Pictures excluded, return the lines below from the first through the line holding "0.05, 0.095, 0.06];".

◇ ◇ ◇ ◇

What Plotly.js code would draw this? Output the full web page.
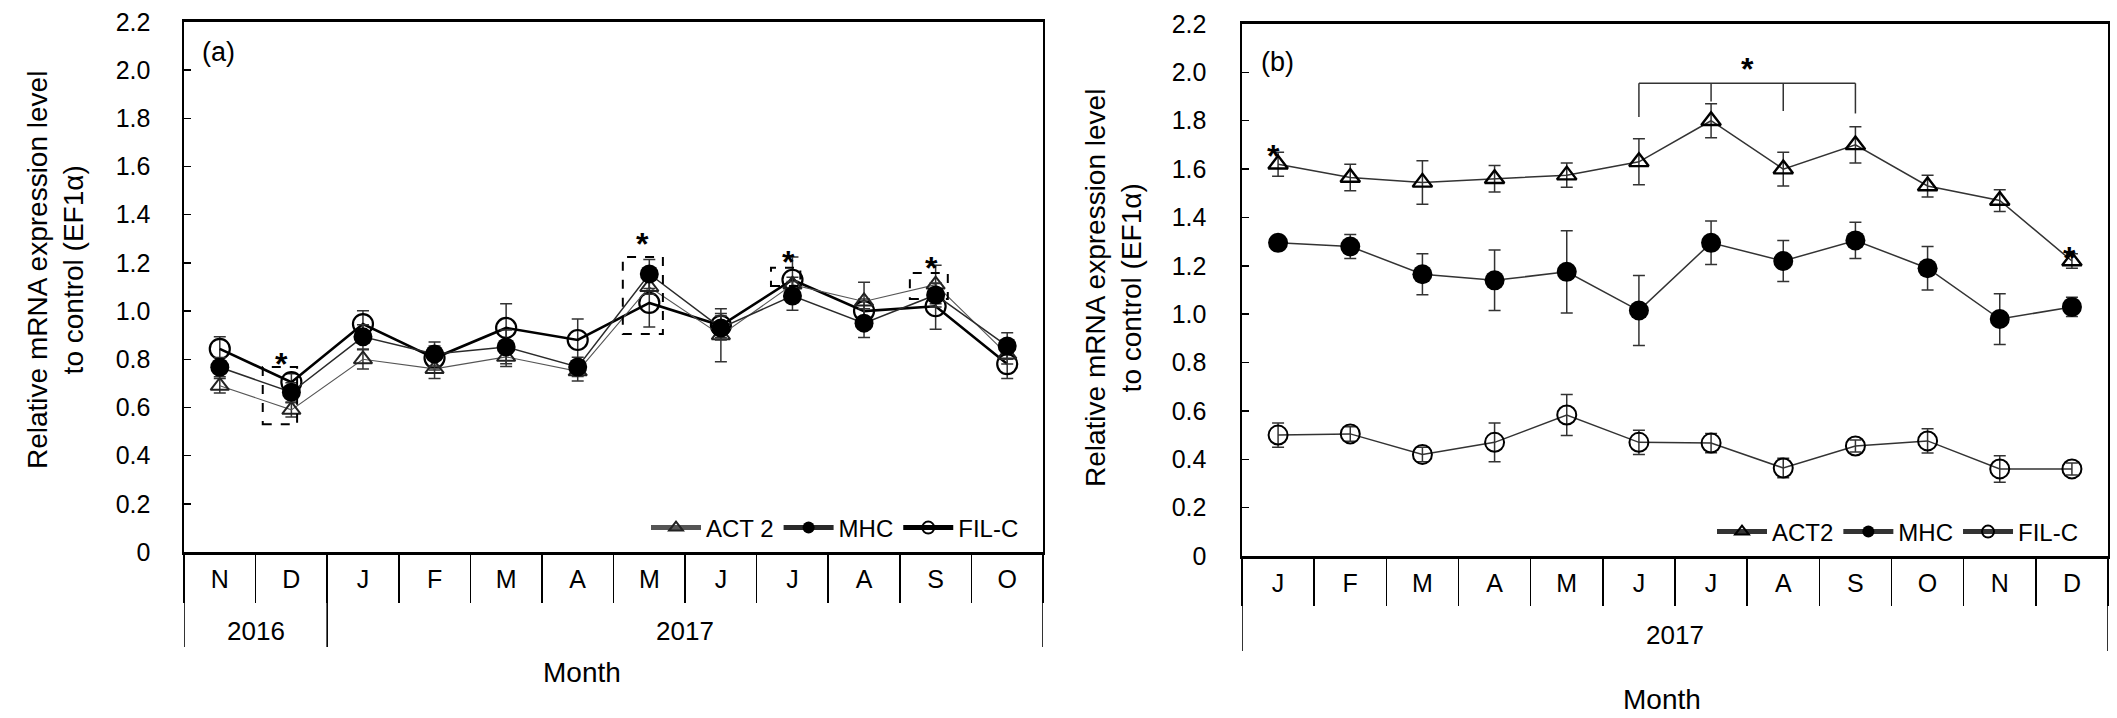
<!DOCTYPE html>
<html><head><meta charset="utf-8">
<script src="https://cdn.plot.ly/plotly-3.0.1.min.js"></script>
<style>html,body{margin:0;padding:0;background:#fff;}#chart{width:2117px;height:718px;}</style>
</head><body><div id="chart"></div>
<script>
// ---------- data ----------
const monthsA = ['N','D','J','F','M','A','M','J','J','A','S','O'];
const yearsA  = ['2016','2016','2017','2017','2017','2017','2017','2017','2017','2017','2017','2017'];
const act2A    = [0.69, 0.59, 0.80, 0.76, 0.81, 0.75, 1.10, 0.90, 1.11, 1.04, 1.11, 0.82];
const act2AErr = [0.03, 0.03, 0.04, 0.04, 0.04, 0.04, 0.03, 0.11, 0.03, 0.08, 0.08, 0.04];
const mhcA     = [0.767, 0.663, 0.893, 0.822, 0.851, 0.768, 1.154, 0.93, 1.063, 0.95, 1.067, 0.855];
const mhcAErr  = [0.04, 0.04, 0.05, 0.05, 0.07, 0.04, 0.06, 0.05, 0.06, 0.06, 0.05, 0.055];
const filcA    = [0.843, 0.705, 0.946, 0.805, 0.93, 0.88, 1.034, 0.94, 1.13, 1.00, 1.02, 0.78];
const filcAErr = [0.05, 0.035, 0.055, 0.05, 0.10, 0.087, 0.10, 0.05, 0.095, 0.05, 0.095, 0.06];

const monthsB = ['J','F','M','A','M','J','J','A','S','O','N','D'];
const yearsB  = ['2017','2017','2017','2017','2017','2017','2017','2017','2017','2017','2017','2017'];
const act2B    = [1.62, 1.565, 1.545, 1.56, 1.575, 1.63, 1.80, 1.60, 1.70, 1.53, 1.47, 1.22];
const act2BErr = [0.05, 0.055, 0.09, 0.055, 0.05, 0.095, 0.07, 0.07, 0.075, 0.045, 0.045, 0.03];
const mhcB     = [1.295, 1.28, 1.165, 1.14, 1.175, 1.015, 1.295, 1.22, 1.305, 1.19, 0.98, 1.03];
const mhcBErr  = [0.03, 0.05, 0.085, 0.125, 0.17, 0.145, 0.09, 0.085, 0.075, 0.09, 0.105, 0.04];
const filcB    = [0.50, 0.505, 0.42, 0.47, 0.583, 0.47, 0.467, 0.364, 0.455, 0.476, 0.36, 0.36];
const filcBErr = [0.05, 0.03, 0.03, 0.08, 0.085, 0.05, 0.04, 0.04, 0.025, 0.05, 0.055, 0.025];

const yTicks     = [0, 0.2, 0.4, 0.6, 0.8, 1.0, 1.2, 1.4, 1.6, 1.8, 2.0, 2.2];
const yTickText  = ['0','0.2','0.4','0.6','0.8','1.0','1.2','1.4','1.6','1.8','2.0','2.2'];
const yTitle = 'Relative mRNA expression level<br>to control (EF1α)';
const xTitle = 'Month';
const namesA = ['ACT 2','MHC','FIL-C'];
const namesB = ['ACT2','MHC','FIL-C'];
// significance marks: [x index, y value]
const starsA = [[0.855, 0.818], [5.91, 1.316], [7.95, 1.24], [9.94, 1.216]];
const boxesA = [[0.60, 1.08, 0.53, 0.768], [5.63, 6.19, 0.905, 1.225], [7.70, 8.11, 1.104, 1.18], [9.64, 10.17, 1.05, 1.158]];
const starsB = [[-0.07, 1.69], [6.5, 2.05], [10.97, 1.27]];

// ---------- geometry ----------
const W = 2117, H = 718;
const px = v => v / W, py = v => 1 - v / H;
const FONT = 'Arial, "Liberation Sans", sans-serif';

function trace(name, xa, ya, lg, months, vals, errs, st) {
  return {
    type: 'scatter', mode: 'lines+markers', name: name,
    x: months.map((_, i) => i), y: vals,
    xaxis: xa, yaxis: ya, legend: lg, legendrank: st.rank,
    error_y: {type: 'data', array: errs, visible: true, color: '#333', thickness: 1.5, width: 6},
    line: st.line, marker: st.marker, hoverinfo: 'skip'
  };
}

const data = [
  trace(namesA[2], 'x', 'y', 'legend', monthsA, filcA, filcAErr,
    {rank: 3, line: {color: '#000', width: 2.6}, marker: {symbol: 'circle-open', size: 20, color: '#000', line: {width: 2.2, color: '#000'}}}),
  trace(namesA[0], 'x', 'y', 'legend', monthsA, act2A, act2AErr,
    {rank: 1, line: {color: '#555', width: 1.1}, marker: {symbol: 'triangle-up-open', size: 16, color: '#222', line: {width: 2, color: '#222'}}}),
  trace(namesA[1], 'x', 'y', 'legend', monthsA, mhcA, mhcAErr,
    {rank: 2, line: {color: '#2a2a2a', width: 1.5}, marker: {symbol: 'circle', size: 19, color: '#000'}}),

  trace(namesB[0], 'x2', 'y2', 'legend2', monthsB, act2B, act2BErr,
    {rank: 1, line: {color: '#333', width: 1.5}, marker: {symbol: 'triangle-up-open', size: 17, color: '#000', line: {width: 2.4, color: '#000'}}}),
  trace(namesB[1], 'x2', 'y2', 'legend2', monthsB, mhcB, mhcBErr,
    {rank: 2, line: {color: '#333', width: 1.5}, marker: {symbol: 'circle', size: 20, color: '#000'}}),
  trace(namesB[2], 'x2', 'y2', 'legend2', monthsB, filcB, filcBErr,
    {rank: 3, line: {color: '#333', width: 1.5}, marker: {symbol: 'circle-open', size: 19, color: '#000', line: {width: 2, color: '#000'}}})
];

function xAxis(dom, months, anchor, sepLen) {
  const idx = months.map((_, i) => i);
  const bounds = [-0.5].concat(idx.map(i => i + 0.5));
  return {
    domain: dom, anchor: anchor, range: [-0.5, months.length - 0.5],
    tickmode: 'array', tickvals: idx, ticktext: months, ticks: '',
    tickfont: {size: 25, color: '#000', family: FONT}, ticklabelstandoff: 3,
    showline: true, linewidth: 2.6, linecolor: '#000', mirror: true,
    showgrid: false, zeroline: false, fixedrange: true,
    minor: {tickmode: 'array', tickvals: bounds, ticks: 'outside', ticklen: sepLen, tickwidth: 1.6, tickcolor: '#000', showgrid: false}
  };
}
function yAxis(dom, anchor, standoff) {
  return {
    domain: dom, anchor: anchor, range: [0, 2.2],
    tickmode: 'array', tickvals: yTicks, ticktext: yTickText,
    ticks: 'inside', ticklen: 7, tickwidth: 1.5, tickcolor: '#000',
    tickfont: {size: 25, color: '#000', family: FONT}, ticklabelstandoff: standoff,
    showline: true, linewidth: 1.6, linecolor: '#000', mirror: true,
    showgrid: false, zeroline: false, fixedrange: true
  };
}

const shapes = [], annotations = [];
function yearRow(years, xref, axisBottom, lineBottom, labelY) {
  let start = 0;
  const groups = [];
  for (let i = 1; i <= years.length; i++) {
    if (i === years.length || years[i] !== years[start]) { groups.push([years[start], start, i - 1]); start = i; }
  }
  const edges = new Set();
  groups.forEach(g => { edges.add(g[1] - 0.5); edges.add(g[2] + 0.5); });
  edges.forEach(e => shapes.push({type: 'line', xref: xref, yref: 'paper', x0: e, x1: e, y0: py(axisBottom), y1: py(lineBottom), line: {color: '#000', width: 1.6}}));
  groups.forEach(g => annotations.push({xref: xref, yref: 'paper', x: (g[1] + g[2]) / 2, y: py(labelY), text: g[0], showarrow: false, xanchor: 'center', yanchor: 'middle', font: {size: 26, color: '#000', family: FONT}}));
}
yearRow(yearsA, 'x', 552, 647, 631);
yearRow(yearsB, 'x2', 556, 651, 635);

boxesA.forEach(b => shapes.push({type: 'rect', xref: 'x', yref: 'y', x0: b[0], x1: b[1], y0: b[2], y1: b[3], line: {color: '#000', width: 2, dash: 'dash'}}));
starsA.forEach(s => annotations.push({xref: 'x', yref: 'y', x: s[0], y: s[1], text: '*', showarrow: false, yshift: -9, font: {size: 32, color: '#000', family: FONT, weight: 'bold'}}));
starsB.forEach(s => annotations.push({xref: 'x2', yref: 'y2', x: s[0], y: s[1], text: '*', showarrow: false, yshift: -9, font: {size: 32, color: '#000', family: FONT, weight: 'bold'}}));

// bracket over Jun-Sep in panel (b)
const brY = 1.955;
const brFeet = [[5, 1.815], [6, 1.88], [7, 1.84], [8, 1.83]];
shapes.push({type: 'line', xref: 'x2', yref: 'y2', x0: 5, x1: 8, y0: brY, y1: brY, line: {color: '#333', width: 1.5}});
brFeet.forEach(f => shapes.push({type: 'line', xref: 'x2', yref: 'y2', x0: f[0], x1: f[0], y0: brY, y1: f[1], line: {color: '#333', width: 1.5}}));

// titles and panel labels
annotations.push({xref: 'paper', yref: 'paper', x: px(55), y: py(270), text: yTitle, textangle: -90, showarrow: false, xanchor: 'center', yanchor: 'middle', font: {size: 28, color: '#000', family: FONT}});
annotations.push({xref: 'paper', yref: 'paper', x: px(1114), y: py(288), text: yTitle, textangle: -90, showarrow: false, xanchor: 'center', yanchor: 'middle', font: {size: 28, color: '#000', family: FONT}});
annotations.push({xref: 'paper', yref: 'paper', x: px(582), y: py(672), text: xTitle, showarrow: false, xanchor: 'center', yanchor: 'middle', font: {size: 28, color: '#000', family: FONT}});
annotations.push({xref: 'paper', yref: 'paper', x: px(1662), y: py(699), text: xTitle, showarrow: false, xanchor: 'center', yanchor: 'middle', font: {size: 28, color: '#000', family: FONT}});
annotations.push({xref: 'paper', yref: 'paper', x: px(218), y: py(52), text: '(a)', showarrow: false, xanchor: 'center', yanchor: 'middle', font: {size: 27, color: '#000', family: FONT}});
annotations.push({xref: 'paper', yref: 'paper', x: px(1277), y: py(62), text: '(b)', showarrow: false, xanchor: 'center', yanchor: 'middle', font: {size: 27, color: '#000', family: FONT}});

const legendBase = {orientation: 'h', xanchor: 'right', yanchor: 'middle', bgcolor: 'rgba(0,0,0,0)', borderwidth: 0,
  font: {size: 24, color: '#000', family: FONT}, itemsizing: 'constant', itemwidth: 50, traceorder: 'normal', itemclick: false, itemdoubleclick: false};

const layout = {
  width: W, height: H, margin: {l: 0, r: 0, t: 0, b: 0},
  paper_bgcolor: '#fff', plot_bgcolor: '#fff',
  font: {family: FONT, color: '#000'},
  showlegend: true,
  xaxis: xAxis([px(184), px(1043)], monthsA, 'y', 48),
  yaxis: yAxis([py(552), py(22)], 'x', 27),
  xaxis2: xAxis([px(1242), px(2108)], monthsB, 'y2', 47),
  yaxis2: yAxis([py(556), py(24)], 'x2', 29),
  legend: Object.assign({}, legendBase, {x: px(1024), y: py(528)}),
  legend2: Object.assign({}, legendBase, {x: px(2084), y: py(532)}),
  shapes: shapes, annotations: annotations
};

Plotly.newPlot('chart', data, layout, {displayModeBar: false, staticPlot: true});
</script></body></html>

◇ ◇ ◇ ◇

Finished exercise:
What Plotly.js code would draw this? Output the full web page.
<!DOCTYPE html>
<html><head><meta charset="utf-8">
<script src="https://cdn.plot.ly/plotly-3.0.1.min.js"></script>
<style>html,body{margin:0;padding:0;background:#fff;}#chart{width:2117px;height:718px;}</style>
</head><body><div id="chart"></div>
<script>
// ---------- data ----------
const monthsA = ['N','D','J','F','M','A','M','J','J','A','S','O'];
const yearsA  = ['2016','2016','2017','2017','2017','2017','2017','2017','2017','2017','2017','2017'];
const act2A    = [0.69, 0.59, 0.80, 0.76, 0.81, 0.75, 1.10, 0.90, 1.11, 1.04, 1.11, 0.82];
const act2AErr = [0.03, 0.03, 0.04, 0.04, 0.04, 0.04, 0.03, 0.11, 0.03, 0.08, 0.08, 0.04];
const mhcA     = [0.767, 0.663, 0.893, 0.822, 0.851, 0.768, 1.154, 0.93, 1.063, 0.95, 1.067, 0.855];
const mhcAErr  = [0.04, 0.04, 0.05, 0.05, 0.07, 0.04, 0.06, 0.05, 0.06, 0.06, 0.05, 0.055];
const filcA    = [0.843, 0.705, 0.946, 0.805, 0.93, 0.88, 1.034, 0.94, 1.13, 1.00, 1.02, 0.78];
const filcAErr = [0.05, 0.035, 0.055, 0.05, 0.10, 0.087, 0.10, 0.05, 0.095, 0.05, 0.095, 0.06];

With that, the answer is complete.